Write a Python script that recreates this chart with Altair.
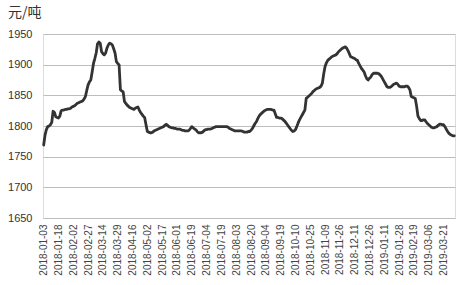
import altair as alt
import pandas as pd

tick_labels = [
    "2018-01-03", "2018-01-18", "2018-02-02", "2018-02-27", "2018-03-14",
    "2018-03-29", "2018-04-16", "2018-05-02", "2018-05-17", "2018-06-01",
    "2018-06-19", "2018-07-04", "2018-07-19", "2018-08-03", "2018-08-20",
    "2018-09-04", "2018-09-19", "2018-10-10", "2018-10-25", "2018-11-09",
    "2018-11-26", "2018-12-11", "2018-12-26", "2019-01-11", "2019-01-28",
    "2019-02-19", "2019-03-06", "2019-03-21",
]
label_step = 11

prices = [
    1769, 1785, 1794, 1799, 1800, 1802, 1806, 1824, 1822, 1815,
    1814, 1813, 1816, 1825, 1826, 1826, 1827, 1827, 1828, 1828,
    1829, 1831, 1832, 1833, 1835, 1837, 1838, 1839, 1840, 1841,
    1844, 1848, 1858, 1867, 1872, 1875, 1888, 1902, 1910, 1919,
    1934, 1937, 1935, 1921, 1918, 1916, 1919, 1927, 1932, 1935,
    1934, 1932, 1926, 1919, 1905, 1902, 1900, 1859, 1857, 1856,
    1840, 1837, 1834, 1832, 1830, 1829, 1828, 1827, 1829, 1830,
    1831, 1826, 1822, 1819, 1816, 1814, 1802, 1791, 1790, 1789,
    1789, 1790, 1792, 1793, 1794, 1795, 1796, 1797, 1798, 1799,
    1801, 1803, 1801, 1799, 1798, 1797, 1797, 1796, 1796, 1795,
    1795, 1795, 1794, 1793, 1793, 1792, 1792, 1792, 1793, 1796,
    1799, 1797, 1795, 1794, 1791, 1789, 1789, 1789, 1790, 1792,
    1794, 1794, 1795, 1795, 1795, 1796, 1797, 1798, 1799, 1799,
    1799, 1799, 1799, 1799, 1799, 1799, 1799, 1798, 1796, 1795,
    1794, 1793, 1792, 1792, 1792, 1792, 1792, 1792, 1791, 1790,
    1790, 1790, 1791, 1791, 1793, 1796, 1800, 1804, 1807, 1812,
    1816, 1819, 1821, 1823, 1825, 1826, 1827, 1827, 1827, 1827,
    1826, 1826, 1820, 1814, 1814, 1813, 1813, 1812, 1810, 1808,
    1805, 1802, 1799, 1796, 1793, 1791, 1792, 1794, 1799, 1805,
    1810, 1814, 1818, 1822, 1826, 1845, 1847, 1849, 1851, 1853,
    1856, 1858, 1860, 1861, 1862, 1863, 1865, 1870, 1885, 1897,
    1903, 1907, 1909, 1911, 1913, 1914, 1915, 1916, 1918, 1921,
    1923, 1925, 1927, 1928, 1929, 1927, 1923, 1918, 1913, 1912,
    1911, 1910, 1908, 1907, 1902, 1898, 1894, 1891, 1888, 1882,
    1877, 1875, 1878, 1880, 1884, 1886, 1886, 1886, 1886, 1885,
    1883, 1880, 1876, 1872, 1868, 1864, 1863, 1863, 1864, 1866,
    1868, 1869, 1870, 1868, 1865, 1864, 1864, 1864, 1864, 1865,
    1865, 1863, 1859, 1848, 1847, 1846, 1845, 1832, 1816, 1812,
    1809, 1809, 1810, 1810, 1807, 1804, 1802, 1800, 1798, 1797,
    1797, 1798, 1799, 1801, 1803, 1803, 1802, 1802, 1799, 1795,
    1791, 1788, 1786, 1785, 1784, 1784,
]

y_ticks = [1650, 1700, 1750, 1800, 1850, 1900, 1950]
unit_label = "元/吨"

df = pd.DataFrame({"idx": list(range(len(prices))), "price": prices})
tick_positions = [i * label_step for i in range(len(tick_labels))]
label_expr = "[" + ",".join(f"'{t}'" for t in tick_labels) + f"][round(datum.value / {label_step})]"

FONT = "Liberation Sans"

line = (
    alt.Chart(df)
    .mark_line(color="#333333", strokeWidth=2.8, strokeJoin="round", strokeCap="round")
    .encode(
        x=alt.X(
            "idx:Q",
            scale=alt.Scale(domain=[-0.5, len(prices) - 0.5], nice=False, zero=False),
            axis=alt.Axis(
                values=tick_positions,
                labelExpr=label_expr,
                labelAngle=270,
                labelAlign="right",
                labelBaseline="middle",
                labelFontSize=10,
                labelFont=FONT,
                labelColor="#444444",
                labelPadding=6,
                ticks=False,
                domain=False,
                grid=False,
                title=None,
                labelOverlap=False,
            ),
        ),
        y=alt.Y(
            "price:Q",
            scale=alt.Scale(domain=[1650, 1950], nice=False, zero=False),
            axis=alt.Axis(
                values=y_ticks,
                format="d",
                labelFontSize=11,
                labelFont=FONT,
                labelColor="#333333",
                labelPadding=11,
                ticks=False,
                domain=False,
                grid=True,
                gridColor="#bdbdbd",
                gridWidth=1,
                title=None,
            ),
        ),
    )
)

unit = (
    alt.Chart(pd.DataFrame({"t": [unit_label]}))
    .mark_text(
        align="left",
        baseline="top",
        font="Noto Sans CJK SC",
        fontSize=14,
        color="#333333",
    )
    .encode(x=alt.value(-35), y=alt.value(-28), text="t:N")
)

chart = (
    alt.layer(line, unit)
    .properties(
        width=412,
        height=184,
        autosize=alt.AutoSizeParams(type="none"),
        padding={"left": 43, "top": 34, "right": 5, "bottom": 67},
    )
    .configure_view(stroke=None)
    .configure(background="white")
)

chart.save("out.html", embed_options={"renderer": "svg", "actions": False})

**PROBLEM DESCRIPTION**
The pictures should not be reproduced; quote all of the other material exactly.

**FINAL RESULT**
Write a Python script that recreates this chart with Altair.
import altair as alt
import pandas as pd

tick_labels = [
    "2018-01-03", "2018-01-18", "2018-02-02", "2018-02-27", "2018-03-14",
    "2018-03-29", "2018-04-16", "2018-05-02", "2018-05-17", "2018-06-01",
    "2018-06-19", "2018-07-04", "2018-07-19", "2018-08-03", "2018-08-20",
    "2018-09-04", "2018-09-19", "2018-10-10", "2018-10-25", "2018-11-09",
    "2018-11-26", "2018-12-11", "2018-12-26", "2019-01-11", "2019-01-28",
    "2019-02-19", "2019-03-06", "2019-03-21",
]
label_step = 11

prices = [
    1769, 1785, 1794, 1799, 1800, 1802, 1806, 1824, 1822, 1815,
    1814, 1813, 1816, 1825, 1826, 1826, 1827, 1827, 1828, 1828,
    1829, 1831, 1832, 1833, 1835, 1837, 1838, 1839, 1840, 1841,
    1844, 1848, 1858, 1867, 1872, 1875, 1888, 1902, 1910, 1919,
    1934, 1937, 1935, 1921, 1918, 1916, 1919, 1927, 1932, 1935,
    1934, 1932, 1926, 1919, 1905, 1902, 1900, 1859, 1857, 1856,
    1840, 1837, 1834, 1832, 1830, 1829, 1828, 1827, 1829, 1830,
    1831, 1826, 1822, 1819, 1816, 1814, 1802, 1791, 1790, 1789,
    1789, 1790, 1792, 1793, 1794, 1795, 1796, 1797, 1798, 1799,
    1801, 1803, 1801, 1799, 1798, 1797, 1797, 1796, 1796, 1795,
    1795, 1795, 1794, 1793, 1793, 1792, 1792, 1792, 1793, 1796,
    1799, 1797, 1795, 1794, 1791, 1789, 1789, 1789, 1790, 1792,
    1794, 1794, 1795, 1795, 1795, 1796, 1797, 1798, 1799, 1799,
    1799, 1799, 1799, 1799, 1799, 1799, 1799, 1798, 1796, 1795,
    1794, 1793, 1792, 1792, 1792, 1792, 1792, 1792, 1791, 1790,
    1790, 1790, 1791, 1791, 1793, 1796, 1800, 1804, 1807, 1812,
    1816, 1819, 1821, 1823, 1825, 1826, 1827, 1827, 1827, 1827,
    1826, 1826, 1820, 1814, 1814, 1813, 1813, 1812, 1810, 1808,
    1805, 1802, 1799, 1796, 1793, 1791, 1792, 1794, 1799, 1805,
    1810, 1814, 1818, 1822, 1826, 1845, 1847, 1849, 1851, 1853,
    1856, 1858, 1860, 1861, 1862, 1863, 1865, 1870, 1885, 1897,
    1903, 1907, 1909, 1911, 1913, 1914, 1915, 1916, 1918, 1921,
    1923, 1925, 1927, 1928, 1929, 1927, 1923, 1918, 1913, 1912,
    1911, 1910, 1908, 1907, 1902, 1898, 1894, 1891, 1888, 1882,
    1877, 1875, 1878, 1880, 1884, 1886, 1886, 1886, 1886, 1885,
    1883, 1880, 1876, 1872, 1868, 1864, 1863, 1863, 1864, 1866,
    1868, 1869, 1870, 1868, 1865, 1864, 1864, 1864, 1864, 1865,
    1865, 1863, 1859, 1848, 1847, 1846, 1845, 1832, 1816, 1812,
    1809, 1809, 1810, 1810, 1807, 1804, 1802, 1800, 1798, 1797,
    1797, 1798, 1799, 1801, 1803, 1803, 1802, 1802, 1799, 1795,
    1791, 1788, 1786, 1785, 1784, 1784,
]

y_ticks = [1650, 1700, 1750, 1800, 1850, 1900, 1950]
unit_label = "元/吨"

df = pd.DataFrame({"idx": list(range(len(prices))), "price": prices})
tick_positions = [i * label_step for i in range(len(tick_labels))]
label_expr = "[" + ",".join(f"'{t}'" for t in tick_labels) + f"][round(datum.value / {label_step})]"

FONT = "Liberation Sans"

line = (
    alt.Chart(df)
    .mark_line(color="#333333", strokeWidth=2.8, strokeJoin="round", strokeCap="round")
    .encode(
        x=alt.X(
            "idx:Q",
            scale=alt.Scale(domain=[-0.5, len(prices) - 0.5], nice=False, zero=False),
            axis=alt.Axis(
                values=tick_positions,
                labelExpr=label_expr,
                labelAngle=270,
                labelAlign="right",
                labelBaseline="middle",
                labelFontSize=10,
                labelFont=FONT,
                labelColor="#444444",
                labelPadding=6,
                ticks=False,
                domain=False,
                grid=False,
                title=None,
                labelOverlap=False,
            ),
        ),
        y=alt.Y(
            "price:Q",
            scale=alt.Scale(domain=[1650, 1950], nice=False, zero=False),
            axis=alt.Axis(
                values=y_ticks,
                format="d",
                labelFontSize=11,
                labelFont=FONT,
                labelColor="#333333",
                labelPadding=11,
                ticks=False,
                domain=False,
                grid=True,
                gridColor="#bdbdbd",
                gridWidth=1,
                title=None,
            ),
        ),
    )
)

unit = (
    alt.Chart(pd.DataFrame({"t": [unit_label]}))
    .mark_text(
        align="left",
        baseline="top",
        font="Noto Sans CJK SC",
        fontSize=14,
        color="#333333",
    )
    .encode(x=alt.value(-35), y=alt.value(-28), text="t:N")
)

chart = (
    alt.layer(line, unit)
    .properties(
        width=412,
        height=184,
        autosize=alt.AutoSizeParams(type="none"),
        padding={"left": 43, "top": 34, "right": 5, "bottom": 67},
    )
    .configure_view(stroke=None)
    .configure(background="white")
)

chart.save("out.html", embed_options={"renderer": "svg", "actions": False})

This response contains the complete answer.